Marina Abramovic, The Artist Is Present: Silent Stare, Vanity Movie

MARINA ABRAMOVIĆ THE ARTIST IS PRESENT is now present in movie theaters. The release comes after a long victory lap on the festival circuit following the reverential film’s premiere at Sundance 2012, and its sales to territories all over the world at the 2012 Berlin International Film Festival. I expect the elegantly made documentary to do well at the box office, just as Abramovic’s performance/exhibition at the Museum of Modern Art did last year.  I also expect fashion commercials to sell clothes.

The Artist Is Ready for Her Close-Up

Back in December, when an excerpt of the film screened at Art Basel Miami Beach, I called the film an infomercial in The Art Newspaper, while noting that it will probably make money. (The director, Matthew Akers, wrote an angry letter to the editor, and warned her that I couldn’t be believed, since I had been fired from National Public Radio. Now that A. O. Scott of NY Times has offered the same judgment, will he rail at the Times or its critic?)

The doc is no less an infomercial today – for Abramovic and for Sean Kelly Gallery —  and also a product placement for the Museum of Modern Art, where Abramovic’s exhibition last spring invited visitors to pass through a tight gate formed by two of her nude acolytes or to sit across a table from a silent stern Abramovic for 15 minutes. The lines were long. Andy Warhol could have told you that the demand for those 15 minutes would have been high.

Now Talk for the Movie

The film is a “making of” doc. Like those films, it glorifies its subject, a one-time daring performance artist whose performances now feature her dressed in couture gowns. She doesn’t speak, but the dresses do.

If the doc is another chapter in the cult of personality, what better source than post World War II Eastern Europe, where Abramovic began her journey to stardom.

The filmmaker’s worship of Abramovic probably won’t hurt this doc at the box office. It didn’t happen with Pina!, Wim Wender’s ode to the late choreographer Pina Bausch. Like it or not, celebration is the accepted approach to films about artists.

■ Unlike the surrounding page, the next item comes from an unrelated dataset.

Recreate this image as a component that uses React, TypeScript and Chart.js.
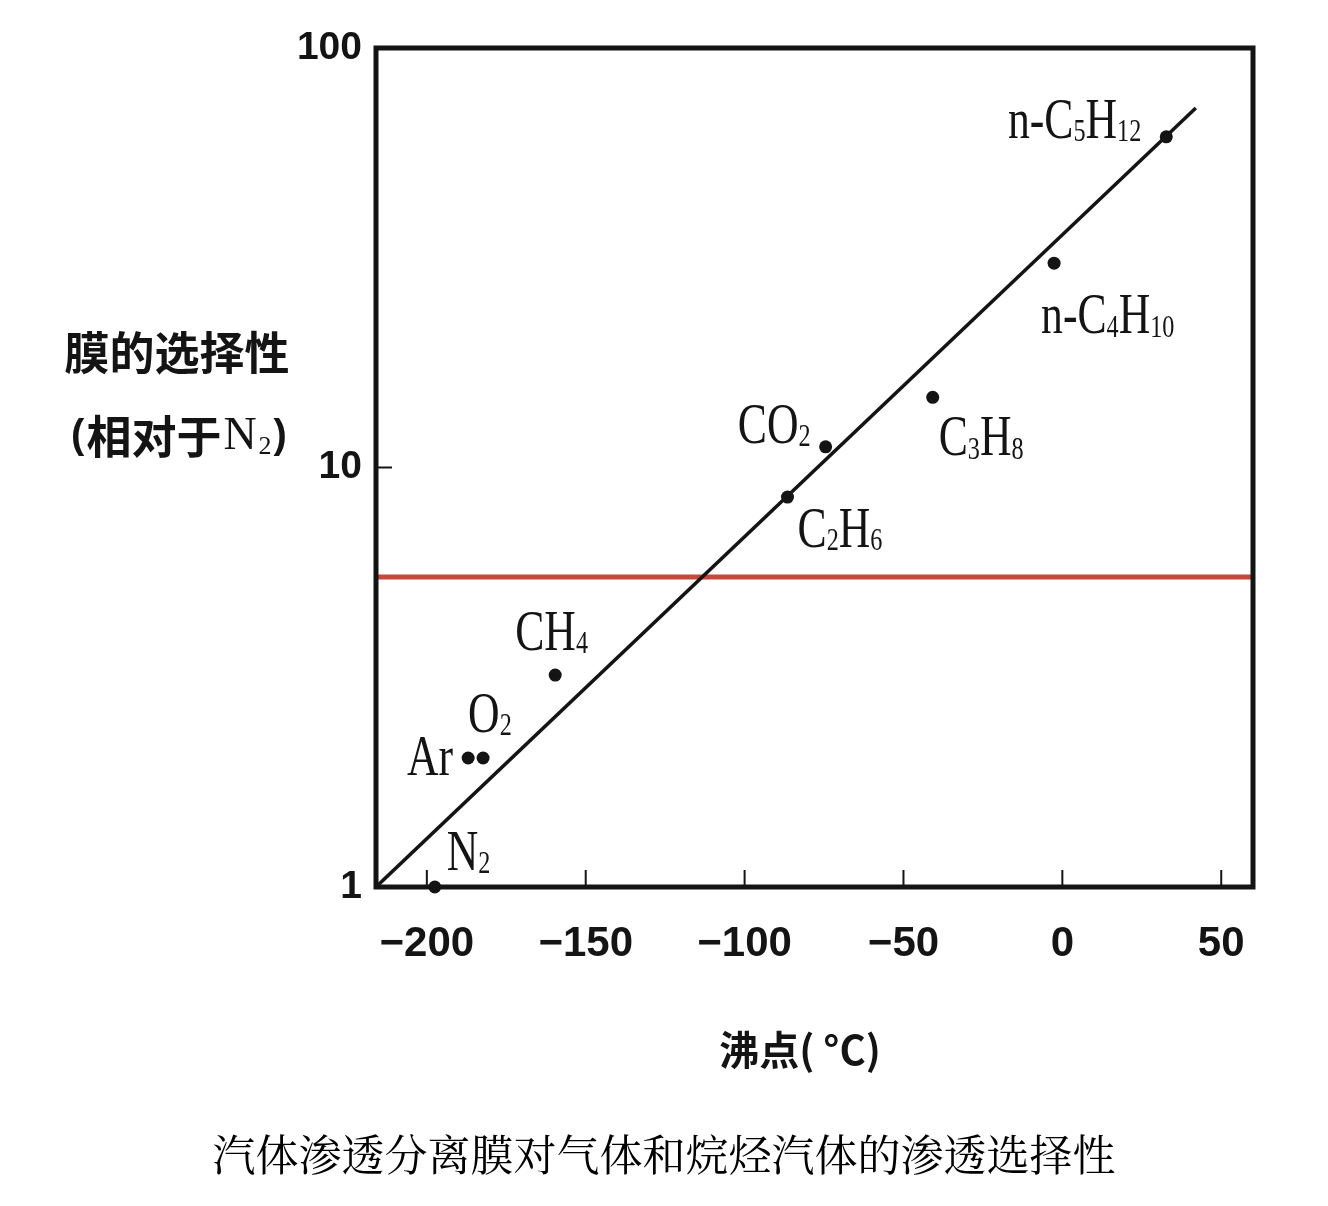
import React, { useEffect, useRef } from "react";
import { Chart, registerables } from "chart.js";

Chart.register(...registerables);

// ---- data ----
const gasNames = ["N2", "Ar", "O2", "CH4", "C2H6", "CO2", "C3H8", "n-C4H10", "n-C5H12"];
const boilingPoints = [-197.5, -187, -182.3, -159.6, -86.5, -74.5, -40.8, -2.6, 32.7];
const selectivity = [1.0, 2.03, 2.03, 3.2, 8.5, 11.2, 14.7, 30.7, 61.4];
const fitLineX = [-216, 42];
const fitLineY = [1, 71.9];
const thresholdSelectivity = 5.48;
const xRange = [-216, 60];
const yRange = [1, 100];
const xTicks = [-200, -150, -100, -50, 0, 50];
const yTicks = [1, 10, 100];
const yTitleLine1 = "膜的选择性";
const yTitleLine2 = ["(", "相对于", "N", "2", ")"];
const xTitle = "沸点( °C)";
const caption = "汽体渗透分离膜对气体和烷烃汽体的渗透选择性";

// ---- label layout (offsets from the dot, px) ----
const labelLayout: [number, number, string][] = [
  [12, -17, "left"],
  [-15, 17, "right"],
  [-15, -26, "left"],
  [-40, -25, "left"],
  [10, 50, "left"],
  [-15, -4, "right"],
  [6, 58, "left"],
  [-13, 70, "left"],
  [-25, 1, "right"],
];

const SERIF = '"Liberation Serif", "Times New Roman", "DejaVu Serif", serif';
const SANS = '"Liberation Sans", Arial, "DejaVu Sans", sans-serif';
const CJK_BOLD = '"Noto Sans CJK SC", "Noto Sans", sans-serif';
const CJK_CAPTION = '"Noto Serif CJK SC", "Noto Sans CJK SC", serif';
const INK = "#141414";

function drawChem(ctx: CanvasRenderingContext2D, text: string, x: number, y: number, align: string, size: number, sx: number) {
  const parts: { t: string; sub: boolean }[] = [];
  for (const ch of text) {
    const sub = /[0-9]/.test(ch);
    const last = parts[parts.length - 1];
    if (last && last.sub === sub) last.t += ch;
    else parts.push({ t: ch, sub });
  }
  const mainFont = `${size}px ${SERIF}`;
  const subFont = `${Math.round(size * 0.55)}px ${SERIF}`;
  const widths = parts.map((p) => {
    ctx.font = p.sub ? subFont : mainFont;
    return ctx.measureText(p.t).width;
  });
  const total = widths.reduce((a, b) => a + b, 0);
  ctx.save();
  ctx.translate(x, y);
  ctx.scale(sx, 1);
  ctx.fillStyle = INK;
  ctx.textAlign = "left";
  ctx.textBaseline = "alphabetic";
  let cx = align === "right" ? -total : align === "center" ? -total / 2 : 0;
  parts.forEach((p, i) => {
    ctx.font = p.sub ? subFont : mainFont;
    ctx.fillText(p.t, cx, p.sub ? size * 0.06 : 0);
    cx += widths[i];
  });
  ctx.restore();
}

const decorPlugin = {
  id: "decor",
  afterDatasetsDraw(chart: any) {
    const ctx: CanvasRenderingContext2D = chart.ctx;
    const xs = chart.scales.x;
    const ys = chart.scales.y;
    const ca = chart.chartArea;

    // point labels
    gasNames.forEach((name, i) => {
      const px = xs.getPixelForValue(boilingPoints[i]);
      const py = ys.getPixelForValue(selectivity[i]);
      const [dx, dy, align] = labelLayout[i];
      drawChem(ctx, name, px + dx, py + dy, align, 56, 0.78);
    });

    // frame
    ctx.save();
    ctx.strokeStyle = INK;
    ctx.lineWidth = 5;
    ctx.lineJoin = "miter";
    ctx.strokeRect(ca.left, ca.top, ca.right - ca.left, ca.bottom - ca.top);

    // inward tick marks
    ctx.lineWidth = 2;
    xTicks.forEach((v) => {
      const px = xs.getPixelForValue(v);
      ctx.beginPath();
      ctx.moveTo(px, ca.bottom);
      ctx.lineTo(px, ca.bottom - 17);
      ctx.stroke();
    });
    yTicks.forEach((v) => {
      const py = ys.getPixelForValue(v);
      ctx.beginPath();
      ctx.moveTo(ca.left, py);
      ctx.lineTo(ca.left + 16, py);
      ctx.stroke();
    });
    ctx.restore();
  },
  afterDraw(chart: any) {
    const ctx: CanvasRenderingContext2D = chart.ctx;
    ctx.save();
    ctx.fillStyle = INK;
    ctx.textBaseline = "middle";

    // y title
    ctx.textAlign = "center";
    ctx.font = `bold 45px ${CJK_BOLD}`;
    ctx.fillText(yTitleLine1, 169, 345);

    // y title line 2 with subscript
    const segs = [
      { t: yTitleLine2[0], f: `bold 40px ${SANS}`, dy: 0 },
      { t: yTitleLine2[1], f: `bold 45px ${CJK_BOLD}`, dy: 0 },
      { t: yTitleLine2[2], f: `46px ${SERIF}`, dy: 0 },
      { t: yTitleLine2[3], f: `26px ${SERIF}`, dy: 10 },
      { t: yTitleLine2[4], f: `bold 40px ${SANS}`, dy: 0 },
    ];
    const ws = segs.map((s) => {
      ctx.font = s.f;
      return ctx.measureText(s.t).width + 2;
    });
    const tot = ws.reduce((a, b) => a + b, 0);
    let cx = 172 - tot / 2;
    ctx.textAlign = "left";
    segs.forEach((s, i) => {
      ctx.font = s.f;
      ctx.fillText(s.t, cx, 429 + s.dy);
      cx += ws[i];
    });

    // x title
    ctx.textAlign = "center";
    ctx.font = `bold 40px ${CJK_BOLD}`;
    ctx.fillText(xTitle, 792, 1042);

    // caption
    ctx.font = `43px ${CJK_CAPTION}`;
    ctx.fillStyle = "#000";
    ctx.fillText(caption, 656, 1147);
    ctx.restore();
  },
};

export default function App() {
  const canvasRef = useRef<HTMLCanvasElement | null>(null);

  useEffect(() => {
    if (!canvasRef.current) return;
    const points = boilingPoints.map((x, i) => ({ x, y: selectivity[i] }));
    const fit = fitLineX.map((x, i) => ({ x, y: fitLineY[i] }));
    const threshold = xRange.map((x) => ({ x, y: thresholdSelectivity }));

    const chart = new Chart(canvasRef.current, {
      type: "scatter",
      data: {
        datasets: [
          {
            label: "gases",
            data: points,
            pointRadius: 6.5,
            pointBackgroundColor: INK,
            pointBorderColor: INK,
            pointBorderWidth: 0,
            showLine: false,
            clip: false,
          } as any,
          {
            label: "fit",
            data: fit,
            showLine: true,
            pointRadius: 0,
            borderColor: INK,
            borderWidth: 3.5,
          },
          {
            label: "threshold",
            data: threshold,
            showLine: true,
            pointRadius: 0,
            borderColor: "#c8473d",
            borderWidth: 5,
          },
        ],
      },
      options: {
        animation: false,
        responsive: true,
        maintainAspectRatio: false,
        layout: { padding: { top: 40, right: 67, left: 0, bottom: 0 } },
        plugins: {
          legend: { display: false },
          tooltip: { enabled: false },
          title: { display: false },
        },
        scales: {
          x: {
            type: "linear",
            position: "bottom",
            min: xRange[0],
            max: xRange[1],
            grid: { display: false, drawTicks: false },
            border: { display: false },
            ticks: {
              padding: 32,
              color: INK,
              autoSkip: false,
              maxRotation: 0,
              font: { family: SANS, size: 42, weight: "bold" },
              callback: (v: any) => (Number(v) < 0 ? "\u2212" + Math.abs(Number(v)) : String(v)),
            },
            afterBuildTicks: (s: any) => {
              s.ticks = xTicks.map((value) => ({ value }));
            },
            afterFit: (s: any) => {
              s.height = 311;
            },
          },
          y: {
            type: "logarithmic",
            position: "left",
            min: yRange[0],
            max: yRange[1],
            grid: { display: false, drawTicks: false },
            border: { display: false },
            ticks: {
              padding: 14,
              color: INK,
              autoSkip: false,
              font: { family: SANS, size: 39, weight: "bold" },
              callback: (v: any) => String(v),
            },
            afterBuildTicks: (s: any) => {
              s.ticks = yTicks.map((value) => ({ value }));
            },
            afterFit: (s: any) => {
              s.width = 368;
            },
          },
        },
      },
      plugins: [decorPlugin],
    });
    return () => chart.destroy();
  }, []);

  return (
    <div style={{ width: 1312, height: 1190, position: "relative", background: "#fff" }}>
      <canvas ref={canvasRef} style={{ display: "block" }} />
    </div>
  );
}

“Performance has never been a regular form of art – it’s been “alternative” since I was born. I want it to be a real form of art before I die,” Abramovic declares in the film. The scenes at MoMA may remind you of a coronation, but the doc also returns to Abramovic’s Yugoslav roots, which merit watching far more than her apotheosis at MoMA. Imagine an artist who mixes satire with sado-masochism, under a Tito regime that didn’t welcome parody or any challenges to its supremacy in cultural matters. She took it I to what we might call Euro-S & M in her collaborations with the performer Ulay (Uwe Laysieper), with whom she’s reunited in the documentary. For these archival sections, Marina Abramovic – The Artist Is Present should be seen.

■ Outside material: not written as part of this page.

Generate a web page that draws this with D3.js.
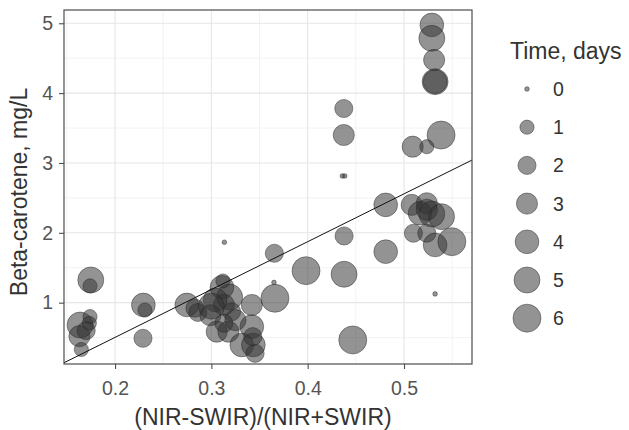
<!DOCTYPE html>
<html>
<head>
<meta charset="utf-8">
<script src="https://cdn.jsdelivr.net/npm/d3@7"></script>
<style>
  body { margin: 0; background: #fff; }
  text { font-family: "Liberation Sans", Arial, sans-serif; }
</style>
</head>
<body>
<script>
// values
const ratio = [0.1748, 0.174, 0.1637, 0.1733, 0.174, 0.163, 0.165, 0.17,
  0.2294, 0.231, 0.229, 0.2745, 0.283, 0.286, 0.311, 0.319, 0.313, 0.304,
  0.299, 0.321, 0.312, 0.3056, 0.3177, 0.313, 0.342, 0.342, 0.3316, 0.3436,
  0.3454, 0.343, 0.366, 0.365, 0.3654, 0.3983, 0.4378, 0.4378, 0.481, 0.481,
  0.4468, 0.5323, 0.508, 0.5237, 0.5167, 0.5289, 0.539, 0.5098, 0.5237,
  0.5323, 0.5497, 0.5237, 0.5289, 0.5289, 0.5313, 0.5323, 0.5323, 0.5385,
  0.509, 0.5237, 0.4375, 0.4375, 0.436, 0.4385, 0.3135, 0.3, 0.325];
const betaCarotene = [1.325, 1.24, 0.68, 0.705, 0.80, 0.52, 0.33, 0.60,
  0.967, 0.895, 0.49, 0.967, 0.92, 0.86, 1.22, 1.08, 0.97, 1.04,
  0.82, 0.87, 1.31, 0.585, 0.585, 0.705, 0.967, 0.656, 0.394, 0.394,
  0.275, 0.513, 1.063, 1.29, 1.707, 1.458, 1.407, 1.955, 1.73, 2.40,
  0.466, 1.125, 2.40, 2.423, 2.28, 2.27, 2.231, 1.994, 1.994,
  1.826, 1.873, 2.33, 4.976, 4.785, 4.475, 4.164, 4.164, 3.40,
  3.233, 3.233, 3.78, 3.40, 2.814, 2.814, 1.865, 0.95, 0.75];
const timeDays = [5, 1, 5, 1, 1, 3, 1, 2,
  4, 1, 2, 4, 2, 2, 4, 5, 3, 4,
  3, 2, 1, 3, 3, 2, 3, 4, 4, 4,
  2, 2, 6, 0, 2, 6, 5, 2, 4, 4,
  6, 0, 3, 3, 4, 5, 5, 2, 2,
  4, 6, 3, 4, 5, 3, 5, 4, 6,
  3, 1, 2, 3, 0, 0, 0, 5, 3];
const fitCoef = [-0.867, 6.85]; // intercept, slope
const xTicks = [0.2, 0.3, 0.4, 0.5];
const yTicks = [1, 2, 3, 4, 5];
const legendDays = [0, 1, 2, 3, 4, 5, 6];

const W = 629, H = 430;
const pLeft = 64, pRight = 472, pTop = 10, pBottom = 364;

const svg = d3.select("body").append("svg")
  .attr("width", W)
  .attr("height", H);

const x = d3.scaleLinear().domain([0.147, 0.5706]).range([pLeft, pRight]);
const y = d3.scaleLinear().domain([0.122, 5.19]).range([pBottom, pTop]);
const r = d3.scaleSqrt().domain([0, 6]).range([2.33, 14]);

// grid
const xMinor = d3.range(0.15, 0.571, 0.1);
const yMinor = d3.range(0.5, 5.2, 1);
const grid = svg.append("g");
grid.selectAll(".vminor").data(xMinor).enter().append("line")
  .attr("x1", d => x(d)).attr("x2", d => x(d))
  .attr("y1", pTop).attr("y2", pBottom)
  .attr("stroke", "#efefef").attr("stroke-width", 0.8);
grid.selectAll(".hminor").data(yMinor).enter().append("line")
  .attr("y1", d => y(d)).attr("y2", d => y(d))
  .attr("x1", pLeft).attr("x2", pRight)
  .attr("stroke", "#efefef").attr("stroke-width", 0.8);
grid.selectAll(".vmajor").data(xTicks).enter().append("line")
  .attr("x1", d => x(d)).attr("x2", d => x(d))
  .attr("y1", pTop).attr("y2", pBottom)
  .attr("stroke", "#e6e6e6").attr("stroke-width", 1.1);
grid.selectAll(".hmajor").data(yTicks).enter().append("line")
  .attr("y1", d => y(d)).attr("y2", d => y(d))
  .attr("x1", pLeft).attr("x2", pRight)
  .attr("stroke", "#e6e6e6").attr("stroke-width", 1.1);

svg.append("clipPath").attr("id", "panel")
  .append("rect")
  .attr("x", pLeft).attr("y", pTop)
  .attr("width", pRight - pLeft).attr("height", pBottom - pTop);

// points
const pts = d3.range(ratio.length);
svg.append("g")
  .selectAll("circle")
  .data(pts)
  .enter()
  .append("circle")
  .attr("cx", i => x(ratio[i]))
  .attr("cy", i => y(betaCarotene[i]))
  .attr("r", i => r(timeDays[i]))
  .attr("fill", "#333")
  .attr("fill-opacity", 0.53)
  .attr("stroke", "#222")
  .attr("stroke-opacity", 0.55)
  .attr("stroke-width", 0.8);

// fitted line
const xd = x.domain();
svg.append("line")
  .attr("clip-path", "url(#panel)")
  .attr("x1", x(xd[0])).attr("y1", y(fitCoef[0] + fitCoef[1] * xd[0]))
  .attr("x2", x(xd[1])).attr("y2", y(fitCoef[0] + fitCoef[1] * xd[1]))
  .attr("stroke", "#111")
  .attr("stroke-width", 1);

// panel border
svg.append("rect")
  .attr("x", pLeft).attr("y", pTop)
  .attr("width", pRight - pLeft).attr("height", pBottom - pTop)
  .attr("fill", "none")
  .attr("stroke", "#4d4d4d")
  .attr("stroke-width", 1.2);

// axes
const xAxis = svg.append("g")
  .attr("transform", "translate(0," + pBottom + ")")
  .call(d3.axisBottom(x).tickValues(xTicks).tickSize(5).tickFormat(d3.format(".1f")));
const yAxis = svg.append("g")
  .attr("transform", "translate(" + pLeft + ",0)")
  .call(d3.axisLeft(y).tickValues(yTicks).tickSize(5).tickFormat(d3.format("d")));
[xAxis, yAxis].forEach(a => {
  a.select(".domain").remove();
  a.selectAll(".tick line").attr("stroke", "#4d4d4d").attr("stroke-width", 1.1);
  a.selectAll(".tick text")
    .attr("fill", "#555")
    .style("font-size", "19.5px")
    .style("font-family", "'Liberation Sans', Arial, sans-serif");
});
xAxis.selectAll(".tick text").attr("y", 31).attr("dy", null);
yAxis.selectAll(".tick text").attr("x", -11);

svg.append("text")
  .attr("x", 263)
  .attr("y", 425)
  .attr("text-anchor", "middle")
  .attr("fill", "#333")
  .style("font-size", "23px")
  .text("(NIR-SWIR)/(NIR+SWIR)");

svg.append("text")
  .attr("transform", "translate(27,192) rotate(-90)")
  .attr("text-anchor", "middle")
  .attr("fill", "#333")
  .style("font-size", "23px")
  .text("Beta-carotene, mg/L");

// legend
const legend = svg.append("g");
legend.append("text")
  .attr("x", 510)
  .attr("y", 59)
  .attr("fill", "#333")
  .style("font-size", "23px")
  .text("Time, days");

const item = legend.selectAll(".item")
  .data(legendDays)
  .enter()
  .append("g")
  .attr("transform", (d, i) => "translate(527," + (89 + i * 38.2) + ")");
item.append("circle")
  .attr("r", d => r(d))
  .attr("fill", "#333")
  .attr("fill-opacity", 0.53)
  .attr("stroke", "#222")
  .attr("stroke-opacity", 0.55)
  .attr("stroke-width", 0.8);
item.append("text")
  .attr("x", 26)
  .attr("dy", "0.36em")
  .attr("fill", "#333")
  .style("font-size", "19.5px")
  .text(d => d);
</script>
</body>
</html>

Performance Angst -- Cupid's Arrows in Black and White - Abramovic and Ulay in the 1980's

The art crowd is likely to rush to this one, just as it stalks any Matthew Barney films, and packed into MoMA when offered a chance to walk between two of the artists’ nude minions. And there’s cross-over potential here. Abramovic turned 65 in December. She is the best-preserved person of that age since Catherine Deneuve. We may never learn the secret of her success, but all can observe and envy it here.  Forget about art. Here looking good is the best revenge.